*Exercise inputs*

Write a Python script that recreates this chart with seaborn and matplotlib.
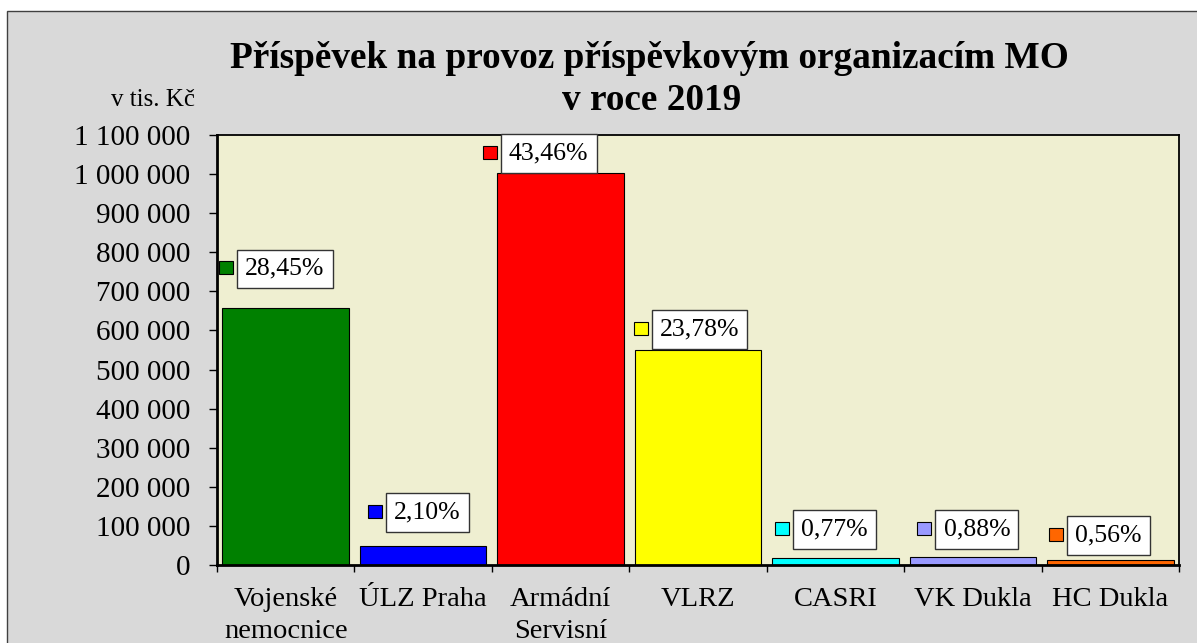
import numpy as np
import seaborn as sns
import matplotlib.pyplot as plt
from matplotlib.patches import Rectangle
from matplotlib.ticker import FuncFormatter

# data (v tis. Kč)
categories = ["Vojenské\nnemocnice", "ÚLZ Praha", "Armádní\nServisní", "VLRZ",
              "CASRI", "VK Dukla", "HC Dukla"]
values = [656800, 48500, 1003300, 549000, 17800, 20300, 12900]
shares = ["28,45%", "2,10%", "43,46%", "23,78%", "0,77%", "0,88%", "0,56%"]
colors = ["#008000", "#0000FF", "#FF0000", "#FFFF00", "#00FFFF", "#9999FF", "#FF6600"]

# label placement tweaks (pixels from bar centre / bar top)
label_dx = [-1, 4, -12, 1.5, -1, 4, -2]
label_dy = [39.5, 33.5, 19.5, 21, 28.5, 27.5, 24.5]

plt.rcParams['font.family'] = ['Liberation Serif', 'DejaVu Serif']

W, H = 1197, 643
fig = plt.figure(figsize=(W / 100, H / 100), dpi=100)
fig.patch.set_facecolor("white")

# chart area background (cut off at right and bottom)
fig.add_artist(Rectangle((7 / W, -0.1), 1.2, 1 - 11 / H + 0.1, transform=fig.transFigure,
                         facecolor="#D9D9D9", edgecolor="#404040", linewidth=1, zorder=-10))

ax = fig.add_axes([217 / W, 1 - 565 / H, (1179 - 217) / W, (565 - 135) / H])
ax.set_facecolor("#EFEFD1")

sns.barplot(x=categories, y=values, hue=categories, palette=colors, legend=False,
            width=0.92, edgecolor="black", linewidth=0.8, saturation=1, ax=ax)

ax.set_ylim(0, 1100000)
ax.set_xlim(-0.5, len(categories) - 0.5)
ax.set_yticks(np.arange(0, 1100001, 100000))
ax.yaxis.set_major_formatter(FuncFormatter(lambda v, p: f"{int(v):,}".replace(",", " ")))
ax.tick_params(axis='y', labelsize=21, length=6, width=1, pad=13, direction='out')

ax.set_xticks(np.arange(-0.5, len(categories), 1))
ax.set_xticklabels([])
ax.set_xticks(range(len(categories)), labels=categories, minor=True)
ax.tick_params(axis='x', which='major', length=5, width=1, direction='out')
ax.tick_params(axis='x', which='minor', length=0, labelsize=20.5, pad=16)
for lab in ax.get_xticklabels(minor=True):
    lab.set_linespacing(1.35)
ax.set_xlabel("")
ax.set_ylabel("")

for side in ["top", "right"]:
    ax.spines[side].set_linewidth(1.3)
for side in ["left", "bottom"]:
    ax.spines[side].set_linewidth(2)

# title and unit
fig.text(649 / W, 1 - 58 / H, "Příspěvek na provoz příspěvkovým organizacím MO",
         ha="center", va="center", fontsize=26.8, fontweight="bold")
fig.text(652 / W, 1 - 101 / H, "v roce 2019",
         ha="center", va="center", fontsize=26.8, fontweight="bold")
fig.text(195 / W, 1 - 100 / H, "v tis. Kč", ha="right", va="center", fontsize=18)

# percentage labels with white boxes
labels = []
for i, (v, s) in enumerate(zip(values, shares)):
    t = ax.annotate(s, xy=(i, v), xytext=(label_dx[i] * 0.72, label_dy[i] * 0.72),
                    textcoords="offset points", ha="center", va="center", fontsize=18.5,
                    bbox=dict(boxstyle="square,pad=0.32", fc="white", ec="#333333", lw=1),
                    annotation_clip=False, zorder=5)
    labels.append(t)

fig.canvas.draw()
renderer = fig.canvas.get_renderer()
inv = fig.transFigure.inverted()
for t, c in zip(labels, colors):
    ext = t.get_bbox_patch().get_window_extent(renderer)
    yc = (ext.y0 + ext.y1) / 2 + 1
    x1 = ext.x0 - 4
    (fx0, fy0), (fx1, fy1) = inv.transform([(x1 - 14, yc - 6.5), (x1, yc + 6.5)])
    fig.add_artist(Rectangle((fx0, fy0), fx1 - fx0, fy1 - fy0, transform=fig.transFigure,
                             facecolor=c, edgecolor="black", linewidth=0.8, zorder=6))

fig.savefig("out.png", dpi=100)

--

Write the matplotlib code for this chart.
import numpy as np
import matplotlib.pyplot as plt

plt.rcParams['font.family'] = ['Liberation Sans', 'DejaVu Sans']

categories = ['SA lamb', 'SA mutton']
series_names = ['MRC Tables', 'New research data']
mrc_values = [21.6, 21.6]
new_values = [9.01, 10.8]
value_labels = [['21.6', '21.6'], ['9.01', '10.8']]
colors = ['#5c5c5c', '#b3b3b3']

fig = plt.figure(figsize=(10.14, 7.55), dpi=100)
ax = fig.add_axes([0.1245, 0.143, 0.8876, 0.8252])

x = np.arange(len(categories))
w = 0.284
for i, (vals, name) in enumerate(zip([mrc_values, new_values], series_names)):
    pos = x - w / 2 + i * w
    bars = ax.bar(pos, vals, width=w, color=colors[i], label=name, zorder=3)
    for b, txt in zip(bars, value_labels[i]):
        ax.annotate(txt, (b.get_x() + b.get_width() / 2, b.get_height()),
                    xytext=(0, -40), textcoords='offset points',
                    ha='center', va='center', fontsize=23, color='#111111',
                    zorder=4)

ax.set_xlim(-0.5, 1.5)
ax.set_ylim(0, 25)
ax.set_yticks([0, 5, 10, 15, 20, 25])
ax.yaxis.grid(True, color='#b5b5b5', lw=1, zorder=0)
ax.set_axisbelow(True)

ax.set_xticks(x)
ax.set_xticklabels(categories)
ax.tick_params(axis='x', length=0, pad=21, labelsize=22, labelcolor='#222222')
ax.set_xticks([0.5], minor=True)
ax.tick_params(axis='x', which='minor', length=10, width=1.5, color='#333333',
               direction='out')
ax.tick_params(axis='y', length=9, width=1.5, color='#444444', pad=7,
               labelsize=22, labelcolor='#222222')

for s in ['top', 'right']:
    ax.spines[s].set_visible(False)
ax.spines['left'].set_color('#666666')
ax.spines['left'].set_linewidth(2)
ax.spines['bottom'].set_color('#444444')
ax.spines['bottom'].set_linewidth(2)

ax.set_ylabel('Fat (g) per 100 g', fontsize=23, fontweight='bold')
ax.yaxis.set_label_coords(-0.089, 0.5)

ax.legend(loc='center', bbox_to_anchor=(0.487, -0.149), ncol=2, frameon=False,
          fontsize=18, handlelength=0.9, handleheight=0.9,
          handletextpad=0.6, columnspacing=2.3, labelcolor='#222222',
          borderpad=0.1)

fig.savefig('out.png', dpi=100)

*Written problem*
Take the lines from the one holding "Write a Python" to the one holding "ax.spines[side].set_linewidth(2)", both lines included, and give them again exactly, with no pictures.

*Output*
Write a Python script that recreates this chart with seaborn and matplotlib.
import numpy as np
import seaborn as sns
import matplotlib.pyplot as plt
from matplotlib.patches import Rectangle
from matplotlib.ticker import FuncFormatter

# data (v tis. Kč)
categories = ["Vojenské\nnemocnice", "ÚLZ Praha", "Armádní\nServisní", "VLRZ",
              "CASRI", "VK Dukla", "HC Dukla"]
values = [656800, 48500, 1003300, 549000, 17800, 20300, 12900]
shares = ["28,45%", "2,10%", "43,46%", "23,78%", "0,77%", "0,88%", "0,56%"]
colors = ["#008000", "#0000FF", "#FF0000", "#FFFF00", "#00FFFF", "#9999FF", "#FF6600"]

# label placement tweaks (pixels from bar centre / bar top)
label_dx = [-1, 4, -12, 1.5, -1, 4, -2]
label_dy = [39.5, 33.5, 19.5, 21, 28.5, 27.5, 24.5]

plt.rcParams['font.family'] = ['Liberation Serif', 'DejaVu Serif']

W, H = 1197, 643
fig = plt.figure(figsize=(W / 100, H / 100), dpi=100)
fig.patch.set_facecolor("white")

# chart area background (cut off at right and bottom)
fig.add_artist(Rectangle((7 / W, -0.1), 1.2, 1 - 11 / H + 0.1, transform=fig.transFigure,
                         facecolor="#D9D9D9", edgecolor="#404040", linewidth=1, zorder=-10))

ax = fig.add_axes([217 / W, 1 - 565 / H, (1179 - 217) / W, (565 - 135) / H])
ax.set_facecolor("#EFEFD1")

sns.barplot(x=categories, y=values, hue=categories, palette=colors, legend=False,
            width=0.92, edgecolor="black", linewidth=0.8, saturation=1, ax=ax)

ax.set_ylim(0, 1100000)
ax.set_xlim(-0.5, len(categories) - 0.5)
ax.set_yticks(np.arange(0, 1100001, 100000))
ax.yaxis.set_major_formatter(FuncFormatter(lambda v, p: f"{int(v):,}".replace(",", " ")))
ax.tick_params(axis='y', labelsize=21, length=6, width=1, pad=13, direction='out')

ax.set_xticks(np.arange(-0.5, len(categories), 1))
ax.set_xticklabels([])
ax.set_xticks(range(len(categories)), labels=categories, minor=True)
ax.tick_params(axis='x', which='major', length=5, width=1, direction='out')
ax.tick_params(axis='x', which='minor', length=0, labelsize=20.5, pad=16)
for lab in ax.get_xticklabels(minor=True):
    lab.set_linespacing(1.35)
ax.set_xlabel("")
ax.set_ylabel("")

for side in ["top", "right"]:
    ax.spines[side].set_linewidth(1.3)
for side in ["left", "bottom"]:
    ax.spines[side].set_linewidth(2)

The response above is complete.